**Short task:** Using the data below, return word for word every line from the one holding "Reproduce this chart with Plotly." down to the one holding "475, 485, 495]". Leave pictures out.

**Supplied material:**

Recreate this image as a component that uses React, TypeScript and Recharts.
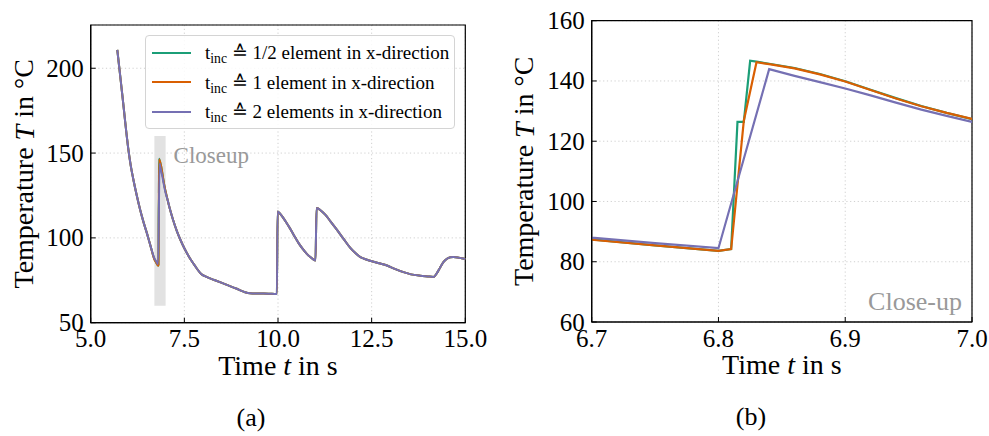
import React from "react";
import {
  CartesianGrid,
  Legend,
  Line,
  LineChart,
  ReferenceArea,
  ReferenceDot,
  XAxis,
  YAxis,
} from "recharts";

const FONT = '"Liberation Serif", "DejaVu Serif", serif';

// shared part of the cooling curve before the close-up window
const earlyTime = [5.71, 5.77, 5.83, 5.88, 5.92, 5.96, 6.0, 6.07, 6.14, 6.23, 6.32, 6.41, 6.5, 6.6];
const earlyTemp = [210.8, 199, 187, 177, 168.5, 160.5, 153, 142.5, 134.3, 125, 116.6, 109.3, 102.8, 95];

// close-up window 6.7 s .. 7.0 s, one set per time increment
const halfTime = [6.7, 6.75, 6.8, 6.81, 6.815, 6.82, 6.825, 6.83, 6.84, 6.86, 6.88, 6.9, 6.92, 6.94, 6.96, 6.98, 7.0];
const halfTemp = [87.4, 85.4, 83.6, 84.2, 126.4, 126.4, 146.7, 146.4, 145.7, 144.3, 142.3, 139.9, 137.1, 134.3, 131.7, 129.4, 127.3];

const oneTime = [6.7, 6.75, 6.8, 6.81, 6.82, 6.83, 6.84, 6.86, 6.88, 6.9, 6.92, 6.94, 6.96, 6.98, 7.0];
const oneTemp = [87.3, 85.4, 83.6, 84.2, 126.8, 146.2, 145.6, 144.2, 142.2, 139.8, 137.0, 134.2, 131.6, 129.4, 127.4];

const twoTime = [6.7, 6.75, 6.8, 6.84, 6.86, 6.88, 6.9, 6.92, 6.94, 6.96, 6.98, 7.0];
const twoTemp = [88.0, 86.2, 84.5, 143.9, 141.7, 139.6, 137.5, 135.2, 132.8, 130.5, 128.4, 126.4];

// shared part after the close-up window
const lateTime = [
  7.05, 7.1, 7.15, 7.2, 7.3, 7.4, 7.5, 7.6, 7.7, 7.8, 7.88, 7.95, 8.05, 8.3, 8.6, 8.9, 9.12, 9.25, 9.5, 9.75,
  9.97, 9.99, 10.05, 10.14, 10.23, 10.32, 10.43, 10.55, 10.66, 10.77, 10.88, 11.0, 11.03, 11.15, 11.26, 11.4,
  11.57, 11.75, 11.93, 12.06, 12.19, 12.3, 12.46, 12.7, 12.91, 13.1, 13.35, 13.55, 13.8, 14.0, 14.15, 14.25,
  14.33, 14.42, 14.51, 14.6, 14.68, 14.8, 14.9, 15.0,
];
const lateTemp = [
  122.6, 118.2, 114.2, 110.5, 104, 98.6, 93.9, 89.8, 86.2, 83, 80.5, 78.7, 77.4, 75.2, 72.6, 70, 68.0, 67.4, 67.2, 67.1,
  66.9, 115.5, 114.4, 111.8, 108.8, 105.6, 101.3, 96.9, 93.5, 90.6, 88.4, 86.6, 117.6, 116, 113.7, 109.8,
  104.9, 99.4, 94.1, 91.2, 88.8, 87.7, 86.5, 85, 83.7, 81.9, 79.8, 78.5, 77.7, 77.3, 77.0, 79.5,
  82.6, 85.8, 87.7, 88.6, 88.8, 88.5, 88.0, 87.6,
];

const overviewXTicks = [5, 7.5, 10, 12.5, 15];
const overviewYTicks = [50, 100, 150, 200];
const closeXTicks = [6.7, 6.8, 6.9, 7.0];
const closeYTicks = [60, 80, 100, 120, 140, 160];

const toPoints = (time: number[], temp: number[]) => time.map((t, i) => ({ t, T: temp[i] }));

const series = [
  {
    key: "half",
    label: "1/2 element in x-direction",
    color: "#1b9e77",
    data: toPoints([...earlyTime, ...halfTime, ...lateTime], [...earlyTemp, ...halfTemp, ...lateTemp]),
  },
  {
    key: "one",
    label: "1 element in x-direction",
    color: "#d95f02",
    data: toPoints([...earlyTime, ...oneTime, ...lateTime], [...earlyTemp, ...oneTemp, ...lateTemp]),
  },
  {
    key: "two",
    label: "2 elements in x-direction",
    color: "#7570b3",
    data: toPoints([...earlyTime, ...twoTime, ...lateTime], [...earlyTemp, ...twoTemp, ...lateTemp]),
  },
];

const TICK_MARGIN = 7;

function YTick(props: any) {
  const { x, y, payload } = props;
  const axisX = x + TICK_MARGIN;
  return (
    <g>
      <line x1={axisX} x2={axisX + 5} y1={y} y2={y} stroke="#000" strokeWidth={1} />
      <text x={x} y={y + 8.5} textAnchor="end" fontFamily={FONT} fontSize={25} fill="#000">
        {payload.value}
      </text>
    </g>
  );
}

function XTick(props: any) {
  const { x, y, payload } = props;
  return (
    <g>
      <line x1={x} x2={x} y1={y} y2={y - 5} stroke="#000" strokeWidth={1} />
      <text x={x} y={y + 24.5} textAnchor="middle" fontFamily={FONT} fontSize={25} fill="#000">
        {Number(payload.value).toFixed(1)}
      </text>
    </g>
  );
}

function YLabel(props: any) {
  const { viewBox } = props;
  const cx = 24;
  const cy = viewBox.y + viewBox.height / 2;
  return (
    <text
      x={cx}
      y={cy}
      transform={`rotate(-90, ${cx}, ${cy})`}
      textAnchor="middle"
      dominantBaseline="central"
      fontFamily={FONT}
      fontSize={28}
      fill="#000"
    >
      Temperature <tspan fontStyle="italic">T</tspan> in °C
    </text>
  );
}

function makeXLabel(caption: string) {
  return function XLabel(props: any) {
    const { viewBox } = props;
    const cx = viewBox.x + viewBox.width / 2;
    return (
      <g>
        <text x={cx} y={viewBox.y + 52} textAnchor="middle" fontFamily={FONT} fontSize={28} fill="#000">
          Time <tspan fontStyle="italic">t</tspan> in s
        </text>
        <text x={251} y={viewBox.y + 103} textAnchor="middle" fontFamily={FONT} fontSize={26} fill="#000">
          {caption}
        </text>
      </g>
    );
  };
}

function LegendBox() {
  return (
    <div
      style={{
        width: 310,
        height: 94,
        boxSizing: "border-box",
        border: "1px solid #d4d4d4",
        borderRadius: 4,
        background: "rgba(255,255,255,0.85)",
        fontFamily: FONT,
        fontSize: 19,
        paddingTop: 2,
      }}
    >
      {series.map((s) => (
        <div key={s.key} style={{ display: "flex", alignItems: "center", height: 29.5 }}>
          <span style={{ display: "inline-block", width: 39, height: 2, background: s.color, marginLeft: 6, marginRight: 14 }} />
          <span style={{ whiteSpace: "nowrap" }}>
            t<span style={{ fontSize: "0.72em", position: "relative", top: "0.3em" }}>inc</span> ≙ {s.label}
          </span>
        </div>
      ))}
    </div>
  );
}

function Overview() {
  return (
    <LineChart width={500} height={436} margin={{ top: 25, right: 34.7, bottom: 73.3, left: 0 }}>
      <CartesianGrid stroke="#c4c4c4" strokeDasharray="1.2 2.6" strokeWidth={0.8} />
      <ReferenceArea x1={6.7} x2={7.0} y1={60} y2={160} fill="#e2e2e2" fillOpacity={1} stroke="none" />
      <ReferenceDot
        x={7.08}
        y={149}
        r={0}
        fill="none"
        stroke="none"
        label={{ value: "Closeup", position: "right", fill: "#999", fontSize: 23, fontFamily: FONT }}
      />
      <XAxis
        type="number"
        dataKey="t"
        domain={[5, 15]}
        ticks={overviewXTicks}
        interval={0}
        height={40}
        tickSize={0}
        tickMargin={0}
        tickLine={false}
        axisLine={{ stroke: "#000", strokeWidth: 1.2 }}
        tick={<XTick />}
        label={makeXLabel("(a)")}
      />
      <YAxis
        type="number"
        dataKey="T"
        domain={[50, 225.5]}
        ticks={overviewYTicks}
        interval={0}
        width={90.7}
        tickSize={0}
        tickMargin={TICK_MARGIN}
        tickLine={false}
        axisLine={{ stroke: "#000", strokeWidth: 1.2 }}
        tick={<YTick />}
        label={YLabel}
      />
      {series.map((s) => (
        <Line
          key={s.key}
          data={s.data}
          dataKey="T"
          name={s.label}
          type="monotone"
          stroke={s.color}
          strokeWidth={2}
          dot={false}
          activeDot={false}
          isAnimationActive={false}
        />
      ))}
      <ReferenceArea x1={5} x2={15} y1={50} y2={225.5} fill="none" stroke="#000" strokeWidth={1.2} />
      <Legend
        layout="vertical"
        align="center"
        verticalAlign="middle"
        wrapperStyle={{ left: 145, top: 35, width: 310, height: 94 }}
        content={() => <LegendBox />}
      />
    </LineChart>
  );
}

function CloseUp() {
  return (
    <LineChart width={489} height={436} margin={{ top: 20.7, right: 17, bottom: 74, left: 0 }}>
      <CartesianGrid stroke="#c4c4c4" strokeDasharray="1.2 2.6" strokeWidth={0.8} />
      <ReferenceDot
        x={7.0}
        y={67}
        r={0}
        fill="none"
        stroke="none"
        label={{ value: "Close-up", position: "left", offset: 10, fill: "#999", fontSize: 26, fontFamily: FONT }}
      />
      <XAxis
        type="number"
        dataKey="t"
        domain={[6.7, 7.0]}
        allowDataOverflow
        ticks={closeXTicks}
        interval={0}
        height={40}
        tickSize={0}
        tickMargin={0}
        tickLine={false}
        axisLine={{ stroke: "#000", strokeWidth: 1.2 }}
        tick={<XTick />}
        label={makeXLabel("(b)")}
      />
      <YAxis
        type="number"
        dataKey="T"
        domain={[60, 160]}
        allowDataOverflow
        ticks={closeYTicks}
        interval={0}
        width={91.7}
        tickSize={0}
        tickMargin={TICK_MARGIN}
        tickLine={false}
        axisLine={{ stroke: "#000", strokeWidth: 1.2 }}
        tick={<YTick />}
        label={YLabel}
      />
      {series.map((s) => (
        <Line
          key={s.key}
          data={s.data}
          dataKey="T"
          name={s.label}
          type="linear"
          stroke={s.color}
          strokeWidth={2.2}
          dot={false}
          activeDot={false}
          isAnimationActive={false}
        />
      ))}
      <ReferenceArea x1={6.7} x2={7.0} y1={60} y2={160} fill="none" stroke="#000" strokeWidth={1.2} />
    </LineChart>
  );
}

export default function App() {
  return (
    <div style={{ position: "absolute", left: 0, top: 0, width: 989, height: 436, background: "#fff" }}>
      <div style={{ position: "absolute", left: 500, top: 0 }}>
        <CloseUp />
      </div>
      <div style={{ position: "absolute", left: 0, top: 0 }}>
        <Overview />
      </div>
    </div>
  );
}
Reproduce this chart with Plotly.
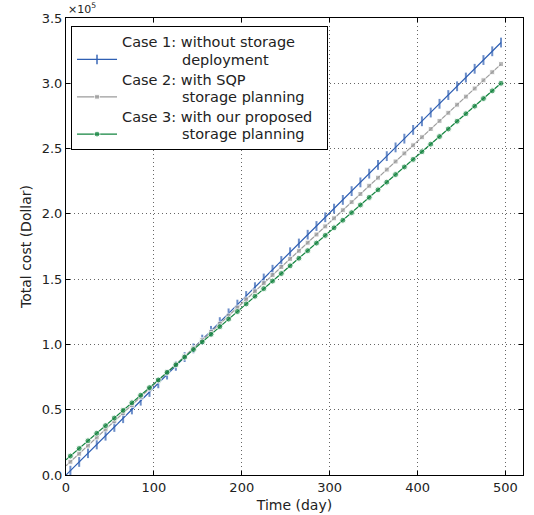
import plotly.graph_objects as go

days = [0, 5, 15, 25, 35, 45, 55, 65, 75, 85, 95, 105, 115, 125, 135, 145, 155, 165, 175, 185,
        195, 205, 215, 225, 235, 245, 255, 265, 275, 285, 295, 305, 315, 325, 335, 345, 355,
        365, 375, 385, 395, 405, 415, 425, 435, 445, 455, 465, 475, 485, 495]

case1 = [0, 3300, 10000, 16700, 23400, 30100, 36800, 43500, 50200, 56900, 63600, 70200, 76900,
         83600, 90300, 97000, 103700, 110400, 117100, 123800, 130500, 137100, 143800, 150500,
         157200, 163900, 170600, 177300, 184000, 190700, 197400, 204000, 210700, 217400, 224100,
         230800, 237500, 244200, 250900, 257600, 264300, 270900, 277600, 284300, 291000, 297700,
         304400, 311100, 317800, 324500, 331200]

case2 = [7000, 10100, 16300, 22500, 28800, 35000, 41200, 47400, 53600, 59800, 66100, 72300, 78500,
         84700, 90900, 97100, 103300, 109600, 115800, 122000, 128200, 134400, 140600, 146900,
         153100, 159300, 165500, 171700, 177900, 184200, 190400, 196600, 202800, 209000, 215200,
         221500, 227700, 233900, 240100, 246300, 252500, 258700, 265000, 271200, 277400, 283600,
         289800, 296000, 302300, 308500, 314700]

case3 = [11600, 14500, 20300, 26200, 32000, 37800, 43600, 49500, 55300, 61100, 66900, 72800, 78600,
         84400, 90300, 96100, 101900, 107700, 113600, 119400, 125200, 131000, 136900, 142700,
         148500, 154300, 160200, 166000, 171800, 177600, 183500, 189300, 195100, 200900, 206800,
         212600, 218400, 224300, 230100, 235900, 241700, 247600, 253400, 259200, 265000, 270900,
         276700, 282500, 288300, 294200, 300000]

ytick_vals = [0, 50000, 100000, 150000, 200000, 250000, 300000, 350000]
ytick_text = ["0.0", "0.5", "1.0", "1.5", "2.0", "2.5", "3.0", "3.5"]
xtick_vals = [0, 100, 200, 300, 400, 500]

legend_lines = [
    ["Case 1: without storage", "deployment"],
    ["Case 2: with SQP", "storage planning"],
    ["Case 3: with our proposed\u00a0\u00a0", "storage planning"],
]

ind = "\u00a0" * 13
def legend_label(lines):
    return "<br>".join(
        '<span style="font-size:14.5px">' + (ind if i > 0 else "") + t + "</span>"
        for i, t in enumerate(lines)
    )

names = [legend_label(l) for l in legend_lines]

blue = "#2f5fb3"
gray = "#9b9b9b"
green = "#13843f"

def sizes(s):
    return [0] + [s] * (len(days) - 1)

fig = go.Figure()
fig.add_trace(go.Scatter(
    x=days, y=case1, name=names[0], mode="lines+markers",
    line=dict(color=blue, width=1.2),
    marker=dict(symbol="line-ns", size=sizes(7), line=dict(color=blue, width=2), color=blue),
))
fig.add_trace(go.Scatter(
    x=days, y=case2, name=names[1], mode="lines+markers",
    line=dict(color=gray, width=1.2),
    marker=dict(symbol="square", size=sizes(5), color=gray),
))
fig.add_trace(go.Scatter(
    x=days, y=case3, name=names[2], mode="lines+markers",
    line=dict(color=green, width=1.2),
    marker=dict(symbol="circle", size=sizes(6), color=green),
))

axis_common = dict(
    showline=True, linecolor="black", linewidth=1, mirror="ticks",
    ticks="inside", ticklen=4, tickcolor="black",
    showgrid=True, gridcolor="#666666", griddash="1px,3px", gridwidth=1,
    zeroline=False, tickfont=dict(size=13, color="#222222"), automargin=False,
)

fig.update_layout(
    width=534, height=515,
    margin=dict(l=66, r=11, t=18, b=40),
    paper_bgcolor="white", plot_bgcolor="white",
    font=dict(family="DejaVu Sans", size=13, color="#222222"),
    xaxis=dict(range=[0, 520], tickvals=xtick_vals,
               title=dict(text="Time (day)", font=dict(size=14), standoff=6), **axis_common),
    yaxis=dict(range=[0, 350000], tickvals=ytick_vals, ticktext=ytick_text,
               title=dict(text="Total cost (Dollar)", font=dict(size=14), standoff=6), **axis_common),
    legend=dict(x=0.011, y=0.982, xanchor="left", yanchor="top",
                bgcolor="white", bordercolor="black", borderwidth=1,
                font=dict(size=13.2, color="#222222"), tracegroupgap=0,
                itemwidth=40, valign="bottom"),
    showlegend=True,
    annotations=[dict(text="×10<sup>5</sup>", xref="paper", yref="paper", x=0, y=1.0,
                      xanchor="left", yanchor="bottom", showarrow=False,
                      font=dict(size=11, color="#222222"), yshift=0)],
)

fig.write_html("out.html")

**Completed task:**
Reproduce this chart with Plotly.
import plotly.graph_objects as go

days = [0, 5, 15, 25, 35, 45, 55, 65, 75, 85, 95, 105, 115, 125, 135, 145, 155, 165, 175, 185,
        195, 205, 215, 225, 235, 245, 255, 265, 275, 285, 295, 305, 315, 325, 335, 345, 355,
        365, 375, 385, 395, 405, 415, 425, 435, 445, 455, 465, 475, 485, 495]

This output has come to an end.